What you have to do:
Note each line that includes the word "matplotlib". Copy those lines.

Data provided:
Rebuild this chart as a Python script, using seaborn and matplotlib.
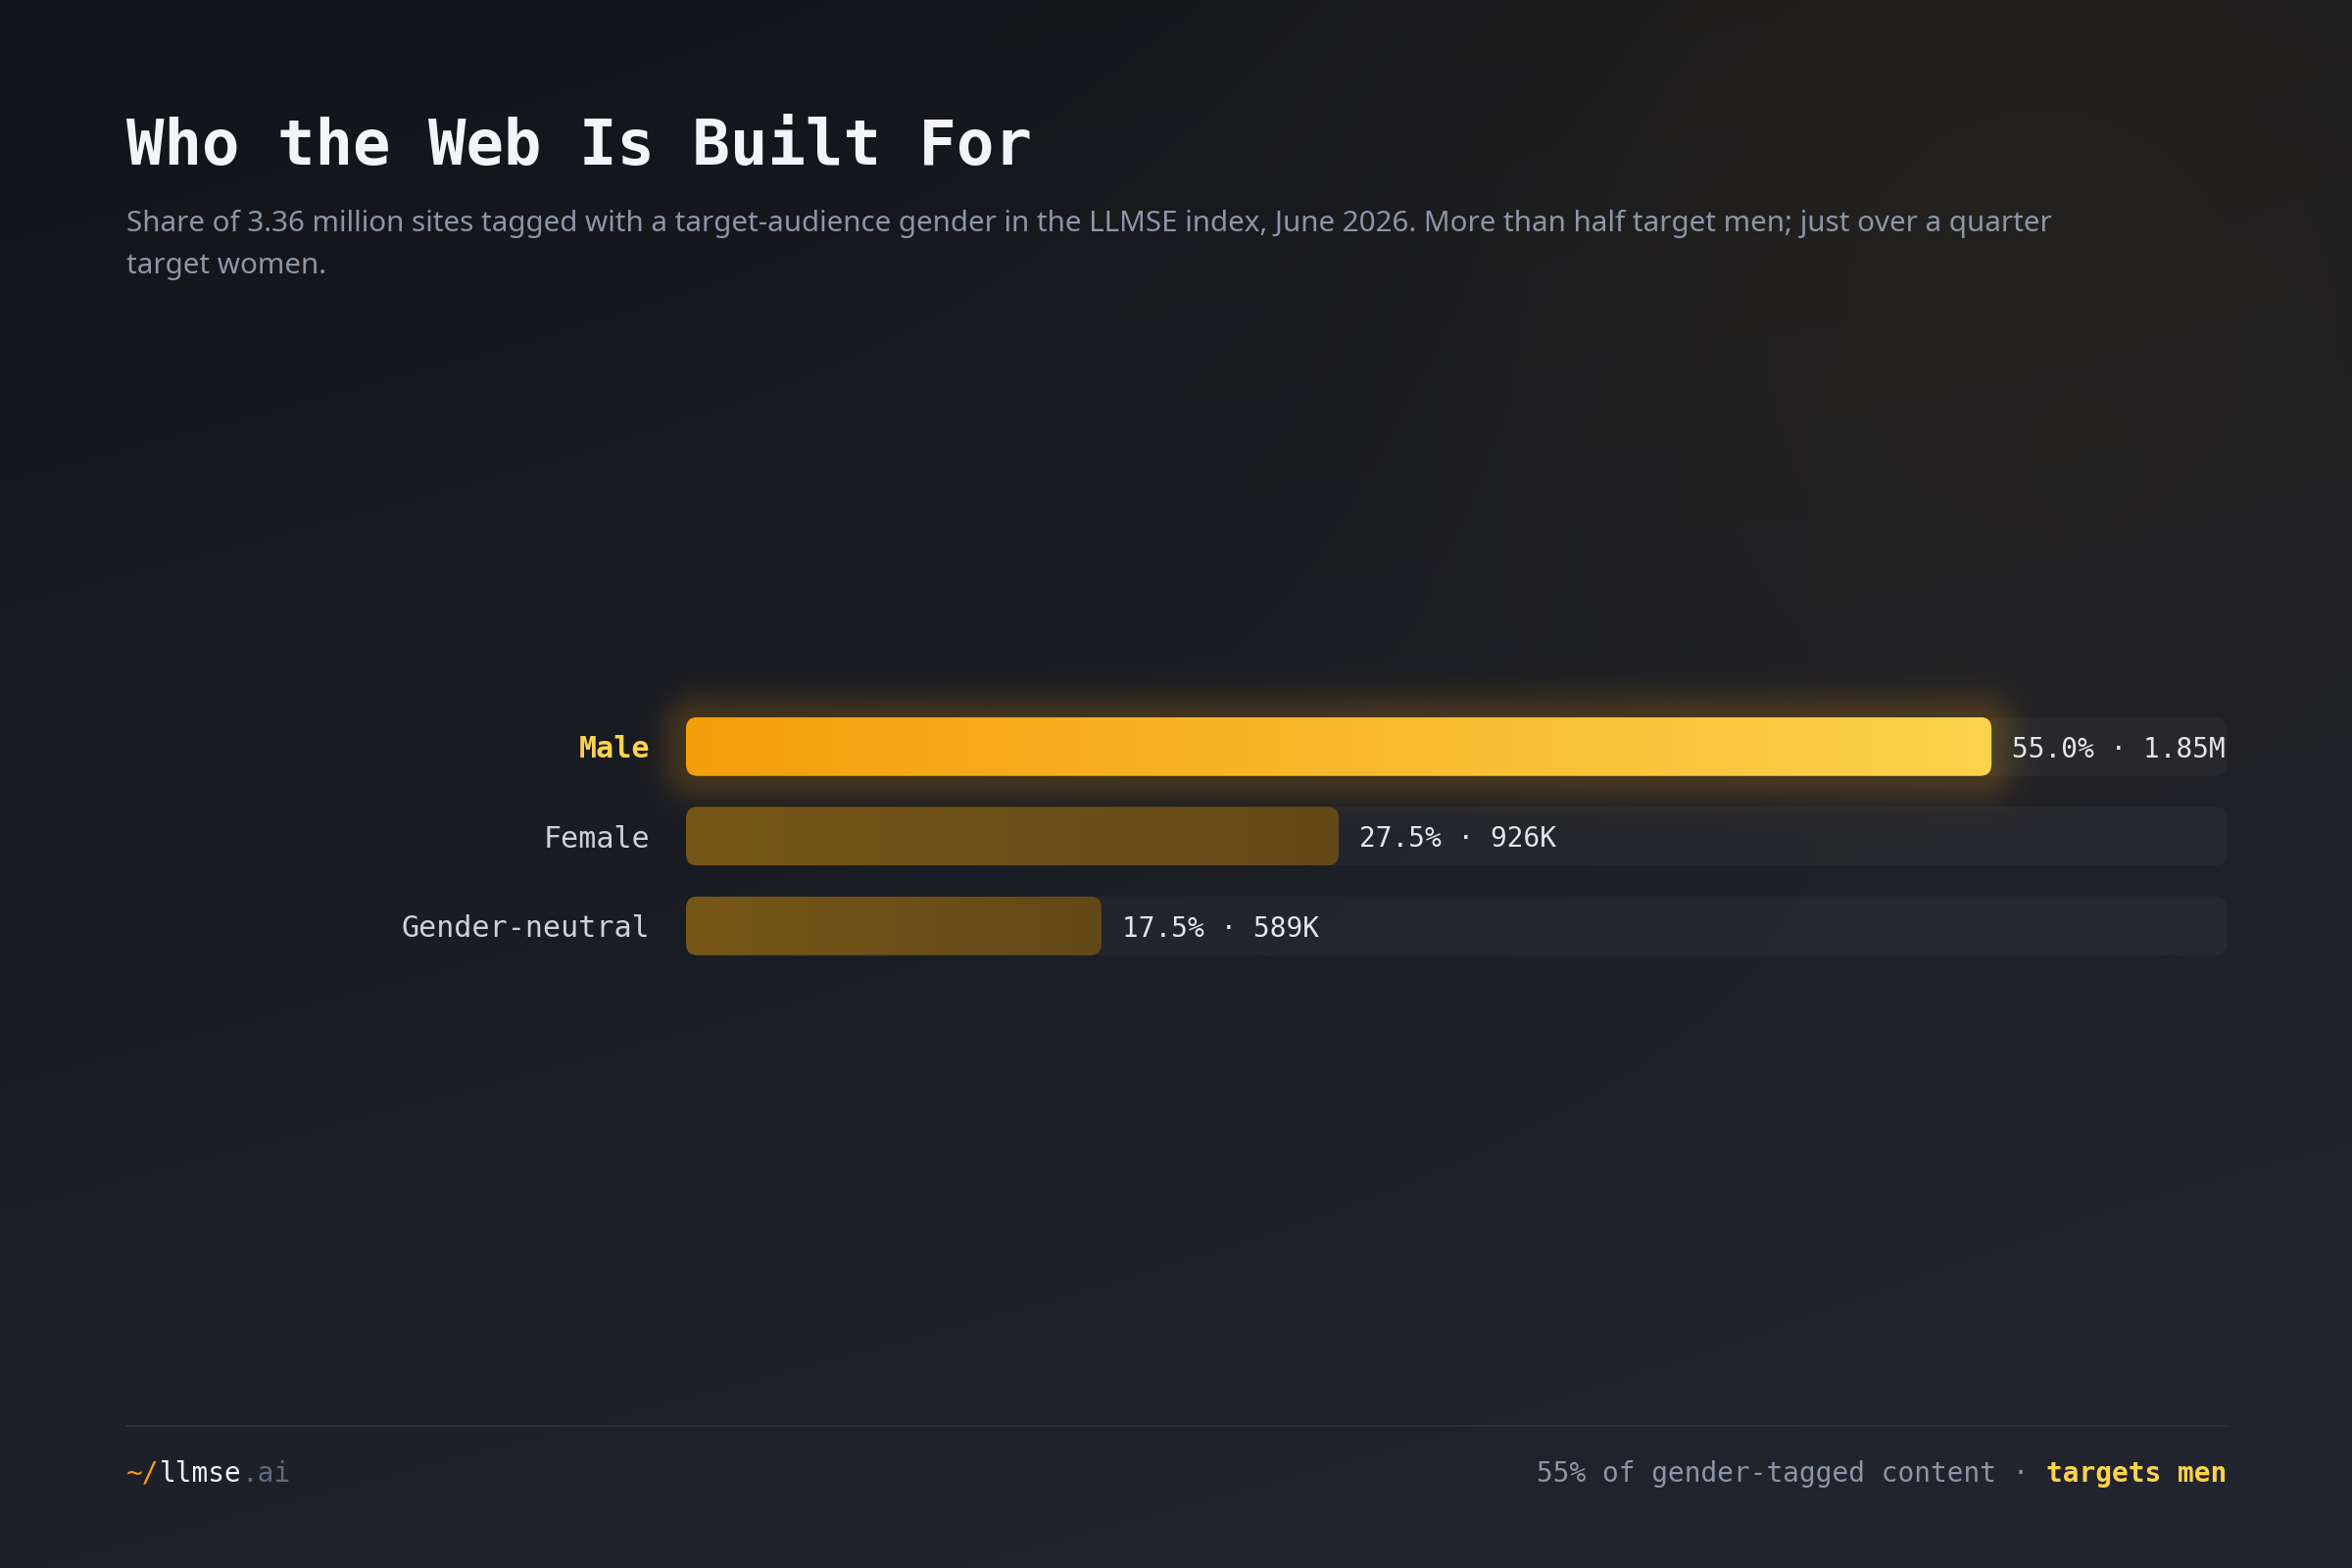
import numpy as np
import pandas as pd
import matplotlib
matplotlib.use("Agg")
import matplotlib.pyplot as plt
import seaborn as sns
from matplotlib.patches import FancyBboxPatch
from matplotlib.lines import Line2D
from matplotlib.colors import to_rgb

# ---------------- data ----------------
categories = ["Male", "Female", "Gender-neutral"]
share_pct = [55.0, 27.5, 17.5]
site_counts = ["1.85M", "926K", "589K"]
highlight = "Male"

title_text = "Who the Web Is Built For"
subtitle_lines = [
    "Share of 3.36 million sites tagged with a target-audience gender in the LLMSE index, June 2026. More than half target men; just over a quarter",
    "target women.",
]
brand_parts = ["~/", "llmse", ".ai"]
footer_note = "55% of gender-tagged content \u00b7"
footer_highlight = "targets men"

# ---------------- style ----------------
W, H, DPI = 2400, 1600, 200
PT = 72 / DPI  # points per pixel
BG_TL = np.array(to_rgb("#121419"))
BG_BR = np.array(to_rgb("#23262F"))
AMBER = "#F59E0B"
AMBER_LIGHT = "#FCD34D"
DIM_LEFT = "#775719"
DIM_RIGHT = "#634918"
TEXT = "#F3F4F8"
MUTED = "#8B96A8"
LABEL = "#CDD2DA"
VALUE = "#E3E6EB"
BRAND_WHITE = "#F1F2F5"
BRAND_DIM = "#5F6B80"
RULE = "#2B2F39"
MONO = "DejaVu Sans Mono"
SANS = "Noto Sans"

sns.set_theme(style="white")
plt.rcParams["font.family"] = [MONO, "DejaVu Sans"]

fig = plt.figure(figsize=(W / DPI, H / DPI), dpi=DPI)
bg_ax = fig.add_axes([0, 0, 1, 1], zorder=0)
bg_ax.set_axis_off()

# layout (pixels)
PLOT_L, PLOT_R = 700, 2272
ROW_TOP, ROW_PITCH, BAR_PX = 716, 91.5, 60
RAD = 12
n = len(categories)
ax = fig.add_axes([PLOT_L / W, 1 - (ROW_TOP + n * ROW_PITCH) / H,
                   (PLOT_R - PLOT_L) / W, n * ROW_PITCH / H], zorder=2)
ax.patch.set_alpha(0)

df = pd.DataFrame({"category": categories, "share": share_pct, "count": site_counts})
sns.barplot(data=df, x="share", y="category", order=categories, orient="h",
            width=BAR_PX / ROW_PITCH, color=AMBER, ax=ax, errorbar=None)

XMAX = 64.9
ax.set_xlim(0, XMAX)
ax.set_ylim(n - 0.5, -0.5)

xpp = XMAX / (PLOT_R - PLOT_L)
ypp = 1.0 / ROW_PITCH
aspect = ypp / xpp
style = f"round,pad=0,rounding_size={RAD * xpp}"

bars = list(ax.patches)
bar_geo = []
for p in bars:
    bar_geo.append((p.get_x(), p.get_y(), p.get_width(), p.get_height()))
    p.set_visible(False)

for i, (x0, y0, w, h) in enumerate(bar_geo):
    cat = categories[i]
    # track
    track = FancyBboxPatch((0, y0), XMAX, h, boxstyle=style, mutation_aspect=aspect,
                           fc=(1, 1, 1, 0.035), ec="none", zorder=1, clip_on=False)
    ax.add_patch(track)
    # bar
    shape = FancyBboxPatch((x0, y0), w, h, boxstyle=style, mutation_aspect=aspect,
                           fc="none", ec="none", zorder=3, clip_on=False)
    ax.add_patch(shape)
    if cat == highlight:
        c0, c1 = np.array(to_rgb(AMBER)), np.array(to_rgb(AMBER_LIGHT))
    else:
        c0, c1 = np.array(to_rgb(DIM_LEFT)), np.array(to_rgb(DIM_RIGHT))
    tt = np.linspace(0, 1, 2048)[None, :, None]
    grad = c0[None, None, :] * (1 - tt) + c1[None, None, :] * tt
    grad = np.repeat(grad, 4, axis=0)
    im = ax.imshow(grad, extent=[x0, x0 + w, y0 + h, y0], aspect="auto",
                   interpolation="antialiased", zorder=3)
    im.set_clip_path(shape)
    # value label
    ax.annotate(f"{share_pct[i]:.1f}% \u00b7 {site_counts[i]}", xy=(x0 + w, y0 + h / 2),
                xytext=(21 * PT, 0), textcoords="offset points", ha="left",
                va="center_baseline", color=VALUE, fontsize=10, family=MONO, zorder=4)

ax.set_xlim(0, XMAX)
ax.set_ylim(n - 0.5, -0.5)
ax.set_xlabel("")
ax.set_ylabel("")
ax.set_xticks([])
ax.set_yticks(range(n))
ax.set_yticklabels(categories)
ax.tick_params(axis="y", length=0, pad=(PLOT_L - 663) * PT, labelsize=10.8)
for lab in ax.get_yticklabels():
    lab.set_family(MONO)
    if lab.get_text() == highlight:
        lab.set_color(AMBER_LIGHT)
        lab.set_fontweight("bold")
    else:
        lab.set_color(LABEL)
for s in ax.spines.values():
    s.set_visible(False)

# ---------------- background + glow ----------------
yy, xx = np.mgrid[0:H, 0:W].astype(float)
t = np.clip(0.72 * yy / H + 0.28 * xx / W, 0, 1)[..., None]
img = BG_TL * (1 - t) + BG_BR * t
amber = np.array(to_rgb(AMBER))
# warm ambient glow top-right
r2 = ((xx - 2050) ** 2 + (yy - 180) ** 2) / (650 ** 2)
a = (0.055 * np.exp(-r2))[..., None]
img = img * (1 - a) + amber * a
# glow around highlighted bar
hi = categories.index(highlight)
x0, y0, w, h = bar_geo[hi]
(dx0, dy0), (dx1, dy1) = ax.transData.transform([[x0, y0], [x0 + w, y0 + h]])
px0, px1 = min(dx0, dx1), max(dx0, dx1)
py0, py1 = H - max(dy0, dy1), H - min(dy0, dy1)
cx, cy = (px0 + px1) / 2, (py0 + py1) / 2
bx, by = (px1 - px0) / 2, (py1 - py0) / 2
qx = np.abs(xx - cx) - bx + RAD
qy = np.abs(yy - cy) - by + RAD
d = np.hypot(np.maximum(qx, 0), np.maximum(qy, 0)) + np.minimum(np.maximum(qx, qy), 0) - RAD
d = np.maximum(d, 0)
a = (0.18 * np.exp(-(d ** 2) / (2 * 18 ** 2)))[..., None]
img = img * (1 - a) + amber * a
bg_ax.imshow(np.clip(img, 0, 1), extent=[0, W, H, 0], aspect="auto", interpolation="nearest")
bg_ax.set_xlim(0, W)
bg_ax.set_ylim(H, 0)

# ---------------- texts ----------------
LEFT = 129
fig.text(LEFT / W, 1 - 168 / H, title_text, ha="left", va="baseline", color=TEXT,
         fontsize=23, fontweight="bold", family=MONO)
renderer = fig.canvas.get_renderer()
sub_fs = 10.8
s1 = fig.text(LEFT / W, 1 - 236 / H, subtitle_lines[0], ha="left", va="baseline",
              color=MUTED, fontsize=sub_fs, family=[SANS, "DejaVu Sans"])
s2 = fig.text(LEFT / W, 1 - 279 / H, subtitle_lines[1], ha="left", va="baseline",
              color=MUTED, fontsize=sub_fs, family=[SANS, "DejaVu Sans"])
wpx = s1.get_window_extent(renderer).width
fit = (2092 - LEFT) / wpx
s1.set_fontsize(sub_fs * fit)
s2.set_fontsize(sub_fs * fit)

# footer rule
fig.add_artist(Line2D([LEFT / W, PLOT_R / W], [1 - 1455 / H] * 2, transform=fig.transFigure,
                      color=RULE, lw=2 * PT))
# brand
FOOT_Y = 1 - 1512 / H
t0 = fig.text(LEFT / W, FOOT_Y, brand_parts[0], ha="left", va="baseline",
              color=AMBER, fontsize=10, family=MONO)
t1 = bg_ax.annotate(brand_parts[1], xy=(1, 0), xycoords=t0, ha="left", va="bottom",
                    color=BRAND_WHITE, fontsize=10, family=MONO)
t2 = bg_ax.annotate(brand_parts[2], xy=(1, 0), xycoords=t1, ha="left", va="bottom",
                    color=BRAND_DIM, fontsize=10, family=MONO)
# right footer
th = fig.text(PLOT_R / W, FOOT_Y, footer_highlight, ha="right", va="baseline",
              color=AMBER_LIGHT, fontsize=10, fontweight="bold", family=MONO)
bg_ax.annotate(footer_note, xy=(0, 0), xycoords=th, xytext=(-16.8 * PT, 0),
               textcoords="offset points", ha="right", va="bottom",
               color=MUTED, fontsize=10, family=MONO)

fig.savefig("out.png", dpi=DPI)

Exercise response:
Rebuild this chart as a Python script, using seaborn and matplotlib.
import matplotlib
matplotlib.use("Agg")
import matplotlib.pyplot as plt
from matplotlib.patches import FancyBboxPatch
from matplotlib.lines import Line2D
from matplotlib.colors import to_rgb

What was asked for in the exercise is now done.